Question
I have heard of many other religions such as Buddhism, Islam, Jews, Jehovahs Witnesses, etc. How can we -as Christians- be so sure that we are the right ones out of all other ones? What makes Christianity different and unique?
Hope to get a reply real soon
Thanks!
– Cesar Sosa
Response
Thank you very much for your question, Cesar!
Well the first thing I’d have to say is because its true. If Christianity is true, then it wouldn’t be a question as to why it would be the correct, one “true” religion.
Space would not permit me to go into detail about the other religions but you’re more than welcome to look at my YouTube channel playlist on arguments for God’s existence. This will narrow it down to a monotheistic religion which bring us to Islam, Judaism, and Christianity.
So why Christianity? Many reasons can be given such as it answers the human condition better than any other religion or that its very outlook on the human conditionboxers surpasses every other religion. For example every other religion makes you live in a way to reach God where as Christianity makes us aware that we can not, so God reached down to us.
However, the only argument really needed to establish Christianity as true is the historical fact of the resurrection of Christ.
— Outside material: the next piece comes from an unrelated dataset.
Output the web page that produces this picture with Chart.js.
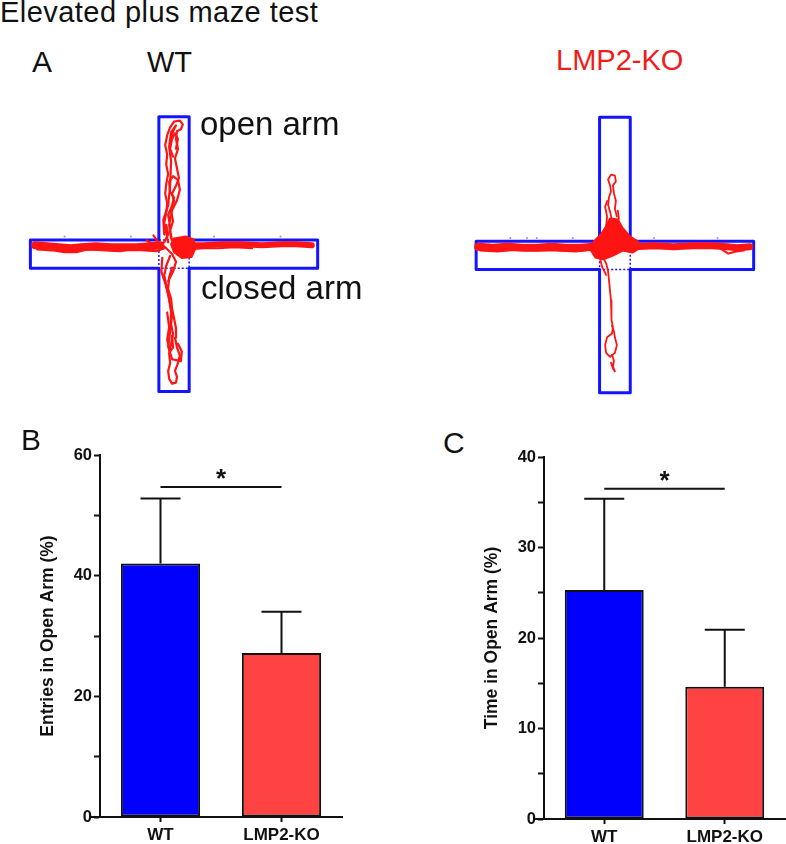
<!DOCTYPE html>
<html lang="en">
<head>
<meta charset="UTF-8">
<title>Elevated plus maze test</title>
<script src="https://cdn.jsdelivr.net/npm/chart.js"></script>
<style>
  body { margin: 0; background: #fff; font-family: "Liberation Sans", Arial, sans-serif; }
  #page { position: relative; width: 786px; height: 844px; overflow: hidden; }
  #page canvas, .lbl { position: absolute; }
  .lbl { line-height: 1; white-space: nowrap; color: #111; }
</style>
</head>
<body>
<div id="page">
  <canvas id="mazeWT" width="350" height="310" style="left:0;top:100px"></canvas>
  <canvas id="mazeKO" width="350" height="310" style="left:436px;top:100px"></canvas>
  <canvas id="barB" width="320" height="414" style="left:30px;top:430px"></canvas>
  <canvas id="barC" width="311" height="414" style="left:475px;top:430px"></canvas>

  <div class="lbl" style="left:0;top:-2.5px;font-size:29px;letter-spacing:0.45px">Elevated plus maze test</div>
  <div class="lbl" style="left:32px;top:46.6px;font-size:30px">A</div>
  <div class="lbl" style="left:147px;top:47.5px;font-size:29px">WT</div>
  <div class="lbl" style="left:556px;top:45.5px;font-size:29px;color:#f01c1c">LMP2-KO</div>
  <div class="lbl" style="left:200px;top:107px;font-size:33px">open arm</div>
  <div class="lbl" style="left:201px;top:271px;font-size:33px">closed arm</div>
  <div class="lbl" style="left:21px;top:424.6px;font-size:30px">B</div>
  <div class="lbl" style="left:443px;top:428px;font-size:30px">C</div>
</div>

<script>
  // bar panels
  const groups = ['WT', 'LMP2-KO'];
  const entriesMean = [42.0, 27.2];
  const entriesSd = [10.8, 6.8];
  const timeMean = [25.3, 14.6];
  const timeSd = [10.1, 6.3];
  const entriesSigLevel = 54.7;
  const timeSigLevel = 36.5;

  // maze arenas, px from the centre of each arena, y up
  const wtOutline = [[-15.5,141],[15.5,141],[15.5,14.5],[147,14.5],[147,-14.5],[15.5,-14.5],[15.5,-141],[-15.5,-141],[-15.5,-14.5],[-147,-14.5],[-147,14.5],[-15.5,14.5],[-15.5,141]];
  const wtCentre = [[-15.5,14.5],[15.5,14.5],[15.5,-14.5],[-15.5,-14.5],[-15.5,14.5]];
  const koOutline = [[-15.7,142],[15.7,142],[15.7,14.5],[142,14.5],[142,-14.5],[15.7,-14.5],[15.7,-141],[-15.7,-141],[-15.7,-14.5],[-142,-14.5],[-142,14.5],[-15.7,14.5],[-15.7,142]];
  const koCentre = [[-15.7,14.5],[15.7,14.5],[15.7,-14.5],[-15.7,-14.5],[-15.7,14.5]];

  // WT track
  const wtLeftBand = [[-142,9],[-130,8],[-118,7],[-105,6],[-95,7],[-80,8],[-65,7],[-50,7],[-38,7],[-25,8],[-14,9]];
  const wtLeftWisp = [[-140,5],[-125,4],[-112,2],[-100,2],[-88,5],[-70,4],[-55,3],[-45,5],[-30,4],[-18,3],[-10,6]];
  const wtRightBand = [[16,9],[30,9],[50,10],[70,10],[90,9],[110,10],[125,10],[141,9]];
  const wtRightWisp = [[18,5],[30,6],[45,6],[62,7],[80,6]];
  const wtBlob = [[0,16],[12,18],[20,15],[22,6],[18,-3],[8,-4],[0,2],[-3,10],[0,16]];
  const wtCross = [[-21,19],[-16,12],[-8,6],[-2,0],[2,-8],[-1,-18],[-6,-28]];
  const wtCross2 = [[-28,14],[-18,8],[-10,12],[-6,20],[-8,30]];
  const wtOpen1 = [[-6,12],[-8,22],[-10,32],[-8,42],[-7,52],[-9,62],[-8,72],[-6,82],[-8,92],[-7,102],[-9,112],[-7,122],[-4,130],[0,136],[6,137],[9,133],[7,128],[3,126],[2,118],[4,108],[1,98],[3,88],[5,78],[2,70],[-2,62],[0,54],[-3,44],[-1,34],[-4,24],[-2,14]];
  const wtOpen2 = [[-3,16],[-5,30],[-2,45],[3,55],[6,66],[4,76],[-1,80],[-5,74],[-4,64],[0,58],[-2,50],[-6,40],[-4,28]];
  const wtOpen3 = [[-10,20],[-11,35],[-6,50],[-4,70],[-3,95],[-5,110],[-3,125],[2,132],[-1,126],[-4,115]];
  const wtOpen4 = [[-1,100],[-4,108],[-2,118],[1,124],[4,118],[2,108]];
  const wtClosed1 = [[-4,-2],[-8,-12],[-10,-22],[-8,-32],[-6,-42],[-4,-52],[-2,-62],[-3,-72],[-1,-82],[-3,-92],[-5,-102],[-4,-112],[-6,-120],[-5,-128],[-2,-133],[2,-132],[3,-126],[1,-120],[4,-112],[6,-104],[3,-96],[1,-86],[2,-76],[0,-66],[-2,-56],[-3,-46],[-6,-36],[-5,-24],[-2,-14]];
  const wtClosed2 = [[-12,-4],[-13,-18],[-9,-30],[-5,-45],[-3,-60],[-4,-80],[-6,-95],[-2,-108],[7,-110],[8,-100],[4,-92]];
  const wtClosed3 = [[-7,-60],[-5,-75],[-7,-88],[-4,-100],[-1,-96],[-2,-84]];
  const wtSpecks = [[-112,18],[-44,18],[41,18],[109,18]];

  // LMP2-KO track
  const koLeftBand = [[-140,9],[-125,8],[-110,9],[-95,8],[-80,8],[-65,9],[-50,8],[-35,8],[-22,9]];
  const koLeftWisp = [[-138,5],[-120,4],[-100,6],[-85,5],[-60,5],[-40,4],[-26,6]];
  const koRightBand = [[20,9],[40,10],[60,9],[80,10],[100,10],[115,9],[125,8],[138,9]];
  const koRightWisp = [[108,7],[116,2],[124,4],[132,5]];
  const koBlob = [[-5,38],[3,37],[8,28],[15,20],[24,14],[26,8],[18,3],[8,5],[-2,0],[-12,-4],[-20,-2],[-25,6],[-22,14],[-14,22],[-9,30],[-5,38]];
  const koOpen1 = [[-3,36],[-5,45],[-7,52],[-6,60],[-4,66],[-5,72],[-7,78],[-4,83],[0,82],[1,76],[-2,72],[-1,64],[1,56],[0,48],[2,40]];
  const koOpen2 = [[-9,30],[-8,40],[-10,50],[-8,56]];
  const koOpen3 = [[2,30],[4,38],[3,46]];
  const koClosed1 = [[-12,-2],[-9,-8],[-7,-16],[-6,-26],[-5,-36],[-4,-46],[-3,-56],[-4,-66],[-2,-74],[-3,-80],[-8,-84],[-10,-92],[-9,-100],[-5,-104],[0,-100],[2,-92],[0,-84],[-1,-78],[-3,-72]];
  const koClosed2 = [[-3,-102],[-1,-108],[-2,-114],[0,-119],[-2,-116],[-4,-110]];
  const koClosed3 = [[-15,-4],[-13,-12],[-9,-20]];
  const koSpecks = [[-107,18],[-90,18],[-80,18],[-43,18],[40,18],[105,18]];

  const TRACK = '#ff1414';
  const ARENA = '#1414ff';
  const BAR_BLUE = '#0000fc';
  const BAR_RED = '#ff4343';
  const INK = '#111';

  Chart.defaults.font.family = '"Liberation Sans", Arial, sans-serif';

  const pts = arr => arr.map(([x, y]) => ({x, y}));

  function line(arr, color, width, extra) {
    return Object.assign({
      data: pts(arr), showLine: true, pointRadius: 0,
      borderColor: color, borderWidth: width,
      borderJoinStyle: 'round', borderCapStyle: 'round', tension: 0
    }, extra || {});
  }

  function mazeChart(id, xRange, yRange, datasets) {
    new Chart(document.getElementById(id), {
      type: 'scatter',
      data: { datasets },
      options: {
        responsive: false, animation: false, events: [],
        layout: { padding: 0 },
        plugins: { legend: { display: false }, tooltip: { enabled: false } },
        scales: {
          x: { type: 'linear', display: false, min: xRange[0], max: xRange[1] },
          y: { type: 'linear', display: false, min: yRange[0], max: yRange[1] }
        }
      }
    });
  }

  mazeChart('mazeWT', [-174, 176], [-156, 154], [
    line(wtBlob, TRACK, 2, { fill: 'shape', backgroundColor: TRACK }),
    line(wtLeftBand, TRACK, 8),
    line(wtLeftWisp, TRACK, 2.5),
    line(wtRightBand, TRACK, 6),
    line(wtRightWisp, TRACK, 2),
    line(wtCross, TRACK, 2.2),
    line(wtCross2, TRACK, 2.2),
    line(wtOpen1, TRACK, 2.2),
    line(wtOpen2, TRACK, 2.2),
    line(wtOpen3, TRACK, 2.2),
    line(wtOpen4, TRACK, 2.2),
    line(wtClosed1, TRACK, 2.2),
    line(wtClosed2, TRACK, 2.2),
    line(wtClosed3, TRACK, 2.2),
    line(wtOutline, ARENA, 3),
    line(wtCentre, ARENA, 1.5, { borderDash: [2, 2], borderCapStyle: 'butt' }),
    { data: pts(wtSpecks), pointRadius: 1, pointBackgroundColor: '#8c8cff', pointBorderWidth: 0 }
  ]);

  mazeChart('mazeKO', [-179, 171], [-154.5, 155.5], [
    line(koBlob, TRACK, 2, { fill: 'shape', backgroundColor: TRACK }),
    line(koLeftBand, TRACK, 8),
    line(koLeftWisp, TRACK, 2),
    line(koRightBand, TRACK, 7),
    line(koRightWisp, TRACK, 2),
    line(koOpen1, TRACK, 1.8),
    line(koOpen2, TRACK, 1.8),
    line(koOpen3, TRACK, 1.8),
    line(koClosed1, TRACK, 1.8),
    line(koClosed2, TRACK, 1.8),
    line(koClosed3, TRACK, 1.8),
    line(koOutline, ARENA, 3),
    line(koCentre, ARENA, 1.5, { borderDash: [2, 2], borderCapStyle: 'butt' }),
    { data: pts(koSpecks), pointRadius: 1, pointBackgroundColor: '#8c8cff', pointBorderWidth: 0 }
  ]);

  // SD whiskers, significance bracket and the little x-axis stub left of the y axis
  const errorBars = {
    id: 'errorBars',
    afterDatasetsDraw(chart, args, opts) {
      const { ctx, scales: { y }, chartArea } = chart;
      const bars = chart.getDatasetMeta(0).data;
      ctx.save();
      ctx.strokeStyle = INK;
      ctx.lineWidth = 2;
      bars.forEach((bar, i) => {
        const top = y.getPixelForValue(opts.means[i] + opts.sds[i]);
        ctx.beginPath();
        ctx.moveTo(bar.x, bar.y);
        ctx.lineTo(bar.x, top);
        ctx.moveTo(bar.x - 20, top);
        ctx.lineTo(bar.x + 20, top);
        ctx.stroke();
      });
      const sy = y.getPixelForValue(opts.sig);
      const a = bars[0].x, b = bars[1].x;
      ctx.beginPath();
      ctx.moveTo(a, sy);
      ctx.lineTo(b, sy);
      ctx.moveTo(chartArea.left - 10, chartArea.bottom);
      ctx.lineTo(chartArea.left, chartArea.bottom);
      ctx.stroke();
      ctx.fillStyle = INK;
      ctx.font = 'bold 26px "Liberation Sans", Arial';
      ctx.textAlign = 'center';
      ctx.textBaseline = 'alphabetic';
      ctx.fillText('*', (a + b) / 2, sy + 0.5);
      ctx.restore();
    }
  };

  function barChart(id, means, sds, sig, yMax, labelStep, title, pad) {
    new Chart(document.getElementById(id), {
      type: 'bar',
      data: {
        labels: groups,
        datasets: [{
          data: means,
          backgroundColor: [BAR_BLUE, BAR_RED],
          borderColor: INK,
          borderWidth: 2,
          borderSkipped: false,
          categoryPercentage: 1,
          barPercentage: 0.655
        }]
      },
      options: {
        responsive: false, animation: false, events: [],
        layout: { padding: { top: pad.top, right: pad.right, left: 0, bottom: 0 } },
        plugins: {
          legend: { display: false },
          tooltip: { enabled: false },
          errorBars: { means, sds, sig }
        },
        scales: {
          x: {
            offset: true,
            ticks: { color: INK, font: { size: 17, weight: 'bold' }, padding: 3 },
            grid: { offset: false, drawOnChartArea: false, tickLength: 5, tickWidth: 2, tickColor: INK },
            border: { color: INK, width: 2 },
            afterFit: s => { s.height = pad.xh; }
          },
          y: {
            min: 0, max: yMax,
            ticks: {
              stepSize: labelStep / 2, color: INK, padding: 2,
              font: { size: 16.5, weight: 'bold' },
              callback: v => (v % labelStep === 0 ? v : '')
            },
            grid: { drawOnChartArea: false, tickLength: 6, tickWidth: 2, tickColor: INK },
            border: { color: INK, width: 2 },
            title: {
              display: true, text: title, color: INK,
              font: { size: 17.5, weight: 'bold' },
              padding: { top: pad.title, bottom: 0 }
            },
            afterFit: s => { s.width = pad.yw; }
          }
        }
      },
      plugins: [errorBars]
    });
  }

  barChart('barB', entriesMean, entriesSd, entriesSigLevel, 60, 20,
    'Entries in Open Arm (%)', { top: 25, right: 8, xh: 27, yw: 70, title: 8 });
  barChart('barC', timeMean, timeSd, timeSigLevel, 40, 10,
    'Time in Open Arm (%)', { top: 27, right: 1, xh: 25, yw: 69, title: 7 });
</script>
</body>
</html>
Once this point is proven, every other religion that is not Christian will, by default, be false, plain and simple. So, let’s take a look at the argument for the resurrection briefly. Here is a link to the full video for the argument: Jesus and Why I’m not an Atheist.
There are three facts that need to be established regarding the historical account of the resurrection of Jesus.
- The empty tomb
- The postmortem appearances
- The origin of the Christian faith
The world’s leader on the topic of the resurrection is none other than Gary Habermas. These are facts that virtually every historian, whether Christian, agnostic, atheist, or the like, agrees upon. That is to say that they all agree His tomb was empty, they all agree that people did in fact claim to have seen him after his death, and that the origin of the Christian faith does depend on the earliest disciples believing that he did in fact rise from the dead. Whether or not they all agree that their claims were true or not is irrelevant so far. The point is, they all agree these claims are made and believed by the people making them.
Whatever the best explanation is, it must:
- Have explanatory scope- explain the majority of the evidence
- Have explanatory power- makes the evidence more probable
- Be plausible- fit better than any other information
- Be less contrived- won’t call for superfluous new beliefs that don’t have justification.
- Be disconfirmed by fewer accepted beliefs- won’t conflict with already known and established beliefs of that time.
For example, if one explanation was that aliens took the body (which was actually an attempted alternative explanation), then sure it would explain the missing body, but would not fit numbers 2-4, such as #4, it would then contrive us to believe that now aliens exist and would have a reason to take the body in the first place!
Once again, rather than go into the leading competing hypothesis to explain these facts, I’ll just mention the resurrection hypothesis.
The Resurrection Hypothesis– God Raised Jesus From The Dead
- Best explains all three established historical facts. Far more than a rival hypothesis.
- On this theory, all the facts are supported by this explanation. The facts of the empty tomb, appearances, and origin of the Christian faith are best supported by this explanation
- It’s highly plausible considering the historical context and the philosophical context. That is, if God exists, then it is highly probable that He could and would and did raise Jesus from the dead.
- Is it contrived? It only requires one new hypothesis: that God exists. Every other hypothesis requires much more than that. But for the believer, it does not require anything new. Given the context, this is not a “God of the gaps”. In fact, to cry out for a natural explanation is by default excluding the supernatural altogether. So we aren’t asking what the best natural explanation is, but rather what best explains the historical evidence, irrelevant to our bias.
- No prior accepted historical beliefs need to be disconfirmed on this hypothesis. One might say, “dead men do not rise” as a disconformity, but this is based on what naturally happens. It is not a contradiction to say “men do not rise naturally from the dead” and “God raised Jesus from the dead”.
The only objection would be a naturalistic assumption that miracles are impossible. But that would then need to be justified, and is a separate issue in itself. However, once you give up the unjustified prejudice against miracles, it’s hard to deny the historical resurrection of Jesus to best explain all the facts. After all, if an all-powerful God exists, then He could raise someone from the dead. And if no other hypothesis bears the explanation that 1-4 does, then it logically fits as the best explanation.
Thus, given this argument, it puts to rest all other religions and would validate Christianity as the one true religion, plain and simple, whether one likes it or not.